Description of the task =
Scan the records for the string "this"; copy each line where it occurs.

[Plotting code records]
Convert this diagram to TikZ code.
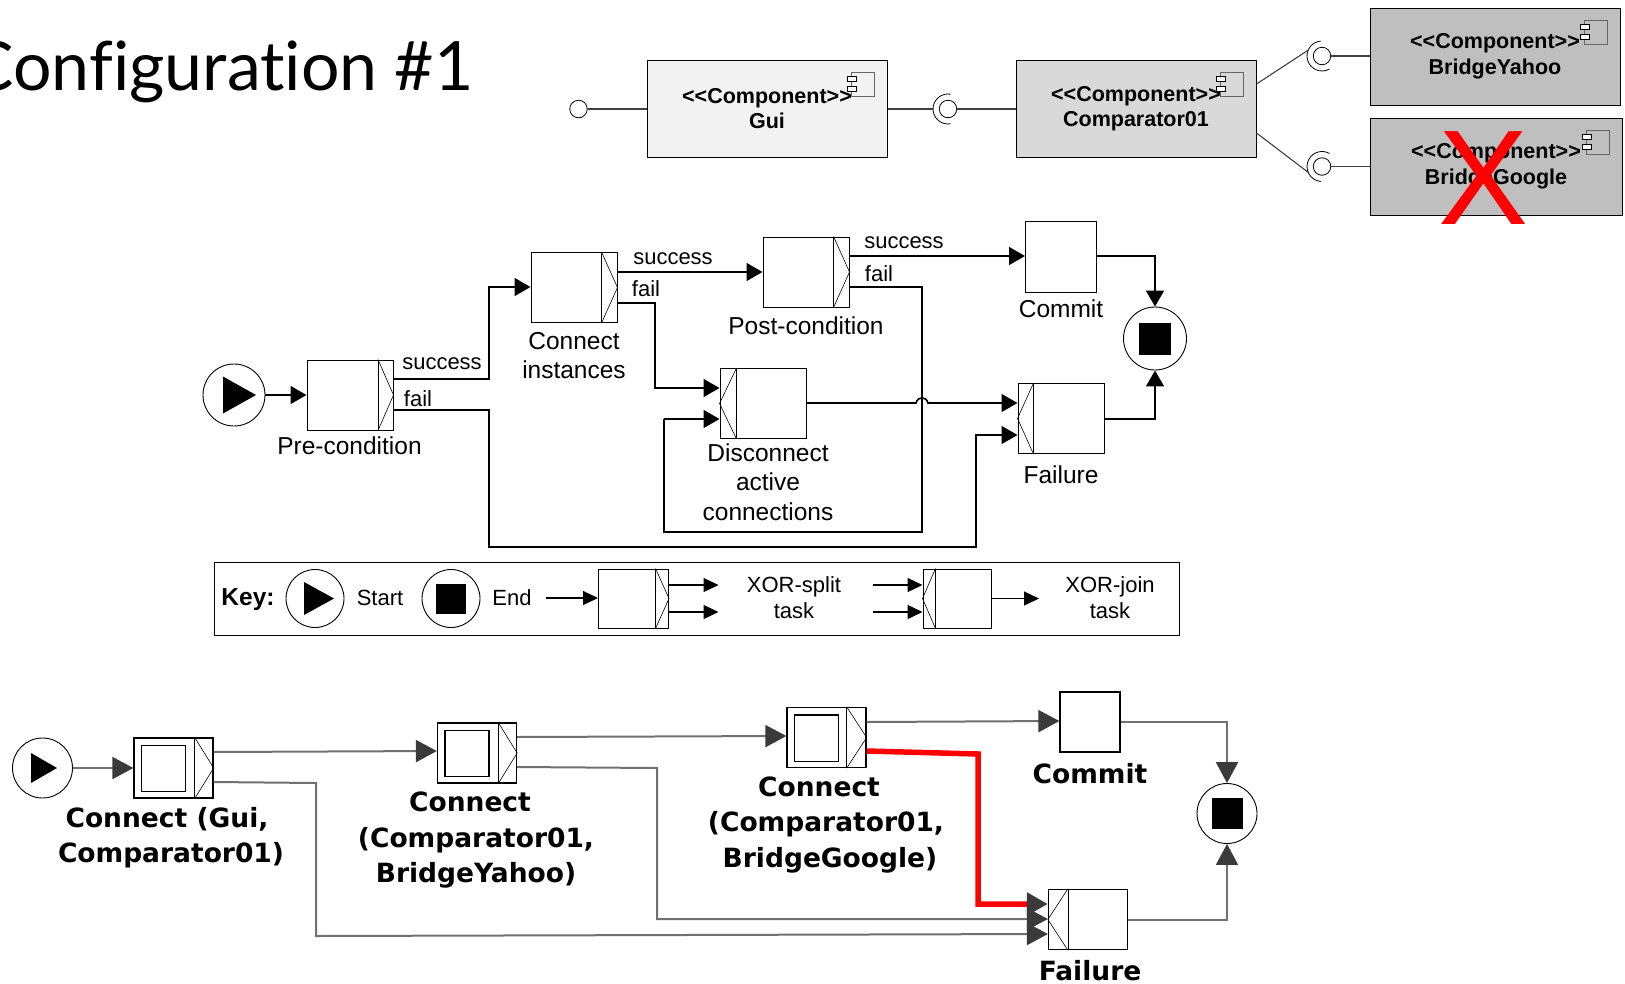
\documentclass[tikz,border=0pt]{standalone}
\usepackage{fontspec}
\usepackage{tikz}
\usetikzlibrary{arrows.meta}
\setmainfont{Liberation Sans}
\newfontfamily\titlefont[Ligatures=NoCommon]{Lato}
\newfontfamily\runfont{DejaVu Sans}
\definecolor{guifill}{HTML}{F2F2F2}
\definecolor{cmpfill}{HTML}{D9D9D9}
\definecolor{brgfill}{HTML}{BFBFBF}
\definecolor{runline}{HTML}{707070}
\definecolor{runtip}{HTML}{3A3A3A}
\newcommand{\stereotype}{<\kern0pt<Component>\kern0pt>}
% small icon in the corner of a component:
\newcommand{\compicon}[1]{
\path[draw=black!60,line width=1pt] ([xshift=-36pt,yshift=-13pt]#1.north east) rectangle ([xshift=-13pt,yshift=-37pt]#1.north east);
\path[draw=black,fill=white] ([xshift=-40pt,yshift=-17pt]#1.north east) rectangle ([xshift=-31pt,yshift=-22pt]#1.north east);
\path[draw=black,fill=white] ([xshift=-40pt,yshift=-27pt]#1.north east) rectangle ([xshift=-31pt,yshift=-32pt]#1.north east);
}
\newcommand{\socket}[3]{
\path[draw=black,line width=0.8pt] ([shift={(#2:15pt)}]#1.center) arc[start angle=#2,end angle=#3,radius=15pt];
}
% divider and triangle of a split or join task:
\newcommand{\xorsplit}[2]{
\path[draw=black,line width=0.6pt] ([xshift=-#2]#1.north east) -- ([xshift=-#2]#1.south east);
\path[draw=black,line width=0.6pt] ([xshift=-#2]#1.north east) -- (#1.east) -- ([xshift=-#2]#1.south east);
}
\newcommand{\xorjoin}[2]{
\path[draw=black,line width=0.6pt] ([xshift=#2]#1.north west) -- ([xshift=#2]#1.south west);
\path[draw=black,line width=0.6pt] ([xshift=#2]#1.north west) -- (#1.west) -- ([xshift=#2]#1.south west);
}
\newcommand{\innerbox}[1]{
\path[draw=black,line width=1.3pt] ([xshift=8pt,yshift=-8pt]#1.north west) rectangle ([xshift=52pt,yshift=7pt]#1.south west);
}
\newcommand{\playmark}[4]{
\path[fill=black] ([xshift=#2,yshift=#4]#1.center) -- ([xshift=#3]#1.center) -- ([xshift=#2,yshift=-#4]#1.center) -- cycle;
}
\tikzset{
comp/.style={draw=black,line width=1pt,inner sep=0pt,minimum width=240pt,minimum height=97pt,align=center,font=\fontsize{21.5}{25.5}\selectfont\bfseries},
ball/.style={draw=black,fill=white,circle,inner sep=0pt,minimum size=17.5pt,line width=0.8pt},
wire/.style={draw=black!75,line width=1.1pt},
task/.style={draw=black,fill=white,inner sep=0pt,line width=1pt,minimum width=86pt,minimum height=70pt},
keytask/.style={task,minimum width=70pt,minimum height=59pt},
runtask/.style={task,line width=1.3pt,minimum width=79pt,minimum height=60pt},
terminal/.style={draw=black,fill=white,circle,inner sep=0pt,line width=0.9pt,minimum size=#1},
stopmark/.style={fill=black,inner sep=0pt,minimum size=#1},
label/.style={inner sep=0pt,align=center,font=\fontsize{24.5}{29.5}\selectfont},
branch/.style={inner sep=0pt,font=\fontsize{22}{26}\selectfont},
keytext/.style={inner sep=0pt,align=center,font=\fontsize{22}{25.5}\selectfont},
runlabel/.style={inner sep=0pt,align=center,font=\runfont\bfseries\fontsize{26.5}{35.5}\selectfont},
flow/.style={draw=black,line width=1.6pt,-{Triangle[length=16pt,width=18pt]}},
plainflow/.style={draw=black,line width=1.6pt},
keyflow/.style={draw=black,line width=1.2pt,-{Triangle[length=15pt,width=14pt]}},
runflow/.style={draw=runline,line width=2pt,-{Triangle[length=21pt,width=22pt,color=runtip]}},
}
\begin{document}
\begin{tikzpicture}[x=1pt,y=-1pt]
\useasboundingbox (0,0) rectangle (1625,983);
% title:
\node[anchor=base east,inner sep=0pt,font=\titlefont\fontsize{68}{80}\selectfont] (title) at (474,90) {Configuration \#1};
% components:
\node[comp,fill=guifill] (gui) at (767,108.5) {\stereotype\\Gui};
\node[comp,fill=cmpfill] (comparator) at (1136,108.5) {\stereotype\\Comparator01};
\node[comp,fill=brgfill,minimum width=250pt] (yahoo) at (1495,56.5) {\stereotype\\BridgeYahoo};
\node[comp,fill=brgfill,minimum width=252pt] (google) at (1496,166.5) {\stereotype\\BridgeGoogle};
\compicon{gui}
\compicon{comparator}
\compicon{yahoo}
\compicon{google}
\node[ball] (guiball) at (578.5,109) {};
\node[ball] (cmpball) at (948,109) {};
\node[ball] (yahooball) at (1322,56) {};
\node[ball] (googleball) at (1322,166.5) {};
\socket{cmpball}{80}{280}
\socket{yahooball}{95}{300}
\socket{googleball}{60}{265}
\draw[wire] (guiball) -- (gui.west |- guiball);
\draw[wire] (gui.east |- cmpball) -- ([xshift=-15pt]cmpball.center);
\draw[wire] (cmpball) -- (comparator.west |- cmpball);
\draw[wire] (yahooball) -- (yahoo.west |- yahooball);
\draw[wire] (googleball) -- (google.west |- googleball);
\draw[wire] (comparator.east |- 0,84) -- ([shift={(157:15pt)}]yahooball.center);
\draw[wire] (comparator.east |- 0,133) -- ([shift={(203:15pt)}]googleball.center);
\node[inner sep=0pt,text=red,font=\fontsize{135}{135}\selectfont] (cross) at (1484,178) {X};
% upper workflow:
\node[terminal=62pt] (startA) at (234,395) {};
\playmark{startA}{-11pt}{22pt}{18.5pt}
\node[task] (pre) at (350,395) {};
\node[task] (connect) at (574,287.5) {};
\node[task] (post) at (806,272) {};
\node[task,minimum width=71pt,minimum height=71pt] (commitA) at (1061,256.5) {};
\node[task] (disconnect) at (763,403.5) {};
\node[task] (failA) at (1061,418.5) {};
\node[terminal=63pt] (endA) at (1155,338.5) {};
\node[stopmark=32pt] (endAin) at (endA) {};
\xorsplit{pre}{15.5pt}
\xorsplit{connect}{16pt}
\xorsplit{post}{16pt}
\xorjoin{disconnect}{17pt}
\xorjoin{failA}{16pt}
\draw[flow] (startA) -- (pre);
\draw[flow] (pre.east |- 0,379) -- (489,379) -- (489,287) -- (connect.west |- 0,287);
\draw[flow] (pre.east |- 0,410) -- (489,410) -- (489,547) -- (976,547) -- (976,435) -- (failA.west |- 0,435);
\draw[flow] (connect.east |- 0,272) -- (post.west |- 0,272);
\draw[flow] (connect.east |- 0,303) -- (655,303) -- (655,388) -- (disconnect.west |- 0,388);
\draw[flow] (post.east |- 0,256) -- (commitA.west |- 0,256);
\draw[plainflow] (post.east |- 0,287) -- (922,287) -- (922,532) -- (664,532) -- (664,419);
\draw[flow] (664,419) -- (disconnect.west |- 0,419);
\draw[flow] (disconnect.east |- 0,403) -- (916,403) .. controls (918,396) and (926,396) .. (928,403) -- (failA.west |- 0,403);
\draw[flow] (commitA.east |- 0,256) -- (endA.north |- 0,256) -- (endA.north);
\draw[flow] (failA.east |- 0,419) -- (endA.south |- 0,419) -- (endA.south);
\node[label] (prelabel) at (349.5,446) {Pre-condition};
\node[label] (connectlabel) at (574,355.5) {Connect\\instances};
\node[label] (postlabel) at (806,326) {Post-condition};
\node[label] (commitlabel) at (1061,309) {Commit};
\node[label] (disconnectlabel) at (768,482) {Disconnect\\active\\connections};
\node[label] (faillabel) at (1061,474.5) {Failure};
\node[branch] (successA) at (442,364) {success};
\node[branch] (failtextA) at (418,399) {fail};
\node[branch] (successB) at (673,259) {success};
\node[branch] (failtextB) at (646,289) {fail};
\node[branch] (successC) at (904,243) {success};
\node[branch] (failtextC) at (879,274) {fail};
% key:
\node[draw=black,line width=0.9pt,inner sep=0pt,minimum width=965pt,minimum height=73pt] (keyframe) at (696.5,598.5) {};
\node[inner sep=0pt,font=\fontsize{24.5}{29}\selectfont\bfseries] (keytitle) at (248,600) {Key:};
\node[terminal=58pt] (keystart) at (315,598.5) {};
\playmark{keystart}{-11pt}{19pt}{16.5pt}
\node[keytext] (keystarttext) at (380,598) {Start};
\node[terminal=58pt] (keyend) at (451,598.5) {};
\node[stopmark=30pt] (keyendin) at (keyend) {};
\node[keytext] (keyendtext) at (512,598) {End};
\node[keytask] (keysplit) at (633.5,598.5) {};
\xorsplit{keysplit}{13.5pt}
\coordinate (splitin) at (546,598);
\coordinate (splitoutA) at (718.5,585);
\coordinate (splitoutB) at (718.5,612);
\draw[keyflow] (splitin) -- (keysplit.west |- splitin);
\draw[keyflow] (keysplit.east |- splitoutA) -- (splitoutA);
\draw[keyflow] (keysplit.east |- splitoutB) -- (splitoutB);
\node[keytext] (splittext) at (794,597.5) {XOR-split\\task};
\node[keytask,minimum width=68pt] (keyjoin) at (957,598.5) {};
\xorjoin{keyjoin}{13pt}
\coordinate (joininA) at (873,585);
\coordinate (joininB) at (873,612);
\coordinate (joinout) at (1039,598.5);
\draw[keyflow] (joininA) -- (keyjoin.west |- joininA);
\draw[keyflow] (joininB) -- (keyjoin.west |- joininB);
\draw[keyflow] (keyjoin.east |- joinout) -- (joinout);
\node[keytext] (jointext) at (1110,597.5) {XOR-join\\task};
% lower workflow:
\node[terminal=60pt] (startB) at (42.5,768) {};
\playmark{startB}{-11.5pt}{14.5pt}{15pt}
\node[runtask] (gcomp) at (173.5,768) {};
\node[runtask] (cyahoo) at (477,753) {};
\node[runtask] (cgoogle) at (826.5,737.5) {};
\node[runtask,minimum width=60pt] (commitB) at (1090,722) {};
\node[runtask] (failB) at (1088,919.5) {};
\node[terminal=60pt] (endB) at (1227,813.5) {};
\node[stopmark=31pt] (endBin) at (endB) {};
\innerbox{gcomp}
\innerbox{cyahoo}
\innerbox{cgoogle}
\xorsplit{gcomp}{19pt}
\xorsplit{cyahoo}{19pt}
\xorsplit{cgoogle}{20pt}
\xorjoin{failB}{20pt}
\draw[runflow] (startB) -- (gcomp);
\draw[runflow] (gcomp.east |- 0,752) -- (cyahoo.west |- 0,751);
\draw[runflow] (gcomp.east |- 0,782) -- (316,783) -- (316,936) -- (failB.west |- 0,934);
\draw[runflow] (cyahoo.east |- 0,737) -- (cgoogle.west |- 0,736);
\draw[runflow] (cyahoo.east |- 0,767) -- (657,768) -- (657,919) -- (failB.west |- 0,919);
\draw[runflow] (cgoogle.east |- 0,722) -- (commitB.west |- 0,721);
\draw[draw=red,line width=5.5pt,-{Triangle[length=21pt,width=22pt,color=runtip]}] (cgoogle.east |- 0,751) -- (978,754) -- (978,904) -- (failB.west |- 0,904);
\draw[runflow] (commitB.east |- 0,722) -- (endB.north |- 0,722) -- (endB.north);
\draw[runflow] (failB.east) -- (endB.south |- failB.east) -- (endB.south);
\node[runlabel] (gcomplabel) at (171,837.5) {Connect (Gui,\hspace*{8pt}\\Comparator01)};
\node[runlabel] (cyahoolabel) at (476,840.5) {Connect\hspace*{12pt}\\(Comparator01,\\BridgeYahoo)};
\node[runlabel] (cgooglelabel) at (826,825) {Connect\hspace*{14pt}\\(Comparator01,\\\hspace*{8pt}BridgeGoogle)};
\node[runlabel] (commitBlabel) at (1090,774) {Commit};
\node[runlabel] (failBlabel) at (1090,971) {Failure};
\end{tikzpicture}
\end{document}
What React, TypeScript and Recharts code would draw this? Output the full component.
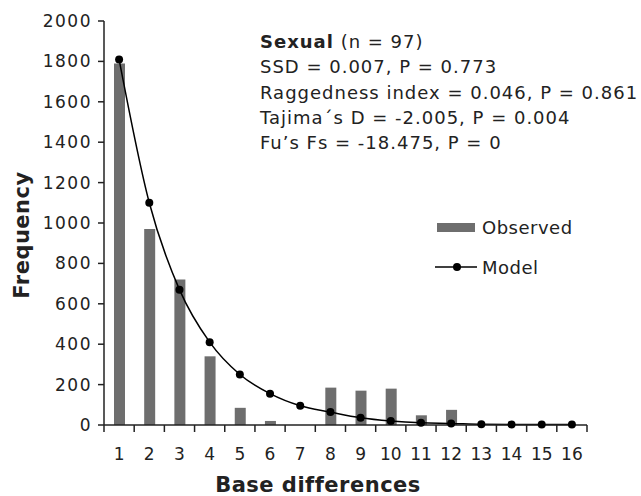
import { ComposedChart, Bar, Line, XAxis, YAxis } from 'recharts'

const categories = ['1', '2', '3', '4', '5', '6', '7', '8', '9', '10', '11', '12', '13', '14', '15', '16']
const observed = [1790, 970, 720, 340, 85, 20, 0, 185, 170, 180, 48, 75, 0, 0, 0, 0]
const model = [1810, 1100, 670, 410, 250, 155, 95, 64, 36, 20, 11, 8, 4, 3, 2, 2]
const yTicks = [0, 200, 400, 600, 800, 1000, 1200, 1400, 1600, 1800, 2000]
const statLines = [
  'SSD = 0.007, P = 0.773',
  'Raggedness index = 0.046, P = 0.861',
  'Tajima´s D = -2.005, P = 0.004',
  'Fu’s Fs = -18.475, P = 0',
]

const data = categories.map((c, i) => ({ diff: c, observed: observed[i], model: model[i] }))

const W = 641
const H = 496
const margin = { top: 21, right: 54, left: 20, bottom: 0 }
const yAxisW = 84
const plotW = W - margin.left - margin.right - yAxisW
const band = plotW / categories.length
const font = '"DejaVu Sans", sans-serif'
const ink = '#222'
const barFill = '#6e6e6e'

function XTick(props: any) {
  const { x, y, payload, index } = props
  const left = x - band / 2
  return (
    <g>
      <line x1={left} y1={y - 7} x2={left} y2={y} stroke={ink} strokeWidth={1.5} />
      {index === categories.length - 1 && (
        <line x1={x + band / 2} y1={y - 7} x2={x + band / 2} y2={y} stroke={ink} strokeWidth={1.5} />
      )}
      <text x={x} y={y + 28} textAnchor="middle" fontSize={17} fill={ink} fontFamily={font}>
        {payload.value}
      </text>
    </g>
  )
}

function YTick(props: any) {
  const { x, y, payload } = props
  return (
    <text x={x} y={y + 6} textAnchor="end" fontSize={17} letterSpacing={1.5} fill={ink} fontFamily={font}>
      {payload.value}
    </text>
  )
}

export default function App() {
  return (
    <div style={{ position: 'absolute', left: 0, top: 0, width: W, height: H, background: '#fff' }}>
      <ComposedChart width={W} height={H} data={data} margin={margin}>
        <XAxis
          dataKey="diff"
          height={71}
          tick={<XTick />}
          tickLine={false}
          tickSize={7}
          tickMargin={0}
          interval={0}
          axisLine={{ stroke: ink, strokeWidth: 1.5 }}
        />
        <YAxis
          width={yAxisW}
          domain={[0, 2000]}
          ticks={yTicks}
          interval={0}
          tickSize={6}
          tickMargin={6}
          tick={<YTick />}
          tickLine={{ stroke: ink, strokeWidth: 1.5 }}
          axisLine={{ stroke: ink, strokeWidth: 1.5 }}
        />
        <Bar dataKey="observed" name="Observed" fill={barFill} barSize={11} isAnimationActive={false} />
        <Line
          type="monotone"
          dataKey="model"
          name="Model"
          stroke="#000"
          strokeWidth={1.5}
          dot={{ r: 4, fill: '#000', stroke: '#000', strokeWidth: 0 }}
          activeDot={false}
          isAnimationActive={false}
        />
      </ComposedChart>

      <div style={{ position: 'absolute', left: 435, top: 217, fontFamily: font, fontSize: 18, letterSpacing: 0.5, color: ink }}>
        <div style={{ display: 'flex', alignItems: 'center', height: 20 }}>
          <span style={{ width: 38, height: 9, background: barFill, marginLeft: 2, marginRight: 7 }} />
          <span>Observed</span>
        </div>
        <div style={{ display: 'flex', alignItems: 'center', height: 20, marginTop: 20 }}>
          <svg width={45} height={10} style={{ marginRight: 2 }}>
            <line x1={0} y1={5} x2={42} y2={5} stroke="#000" strokeWidth={1.5} />
            <circle cx={22} cy={5} r={4} fill="#000" />
          </svg>
          <span>Model</span>
        </div>
      </div>

      <div
        style={{
          position: 'absolute', left: 260, top: 29, fontFamily: font, fontSize: 18, letterSpacing: 1,
          lineHeight: '25.3px', color: ink, whiteSpace: 'nowrap',
        }}
      >
        <div><b>Sexual</b> (n = 97)</div>
        {statLines.map(s => <div key={s}>{s}</div>)}
      </div>

      <div
        style={{
          position: 'absolute', left: 22, top: 235, transform: 'translate(-50%, -50%) rotate(-90deg)',
          fontFamily: font, fontSize: 21, fontWeight: 'bold', letterSpacing: 0.5, color: ink, whiteSpace: 'nowrap',
        }}
      >
        Frequency
      </div>
      <div
        style={{
          position: 'absolute', left: 318, top: 485, transform: 'translate(-50%, -50%)',
          fontFamily: font, fontSize: 21, fontWeight: 'bold', letterSpacing: 0.5, color: ink, whiteSpace: 'nowrap',
        }}
      >
        Base differences
      </div>
    </div>
  )
}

Exercise solution =
Convert this diagram to TikZ code.
What React, TypeScript and Recharts code would draw this? Output the full component.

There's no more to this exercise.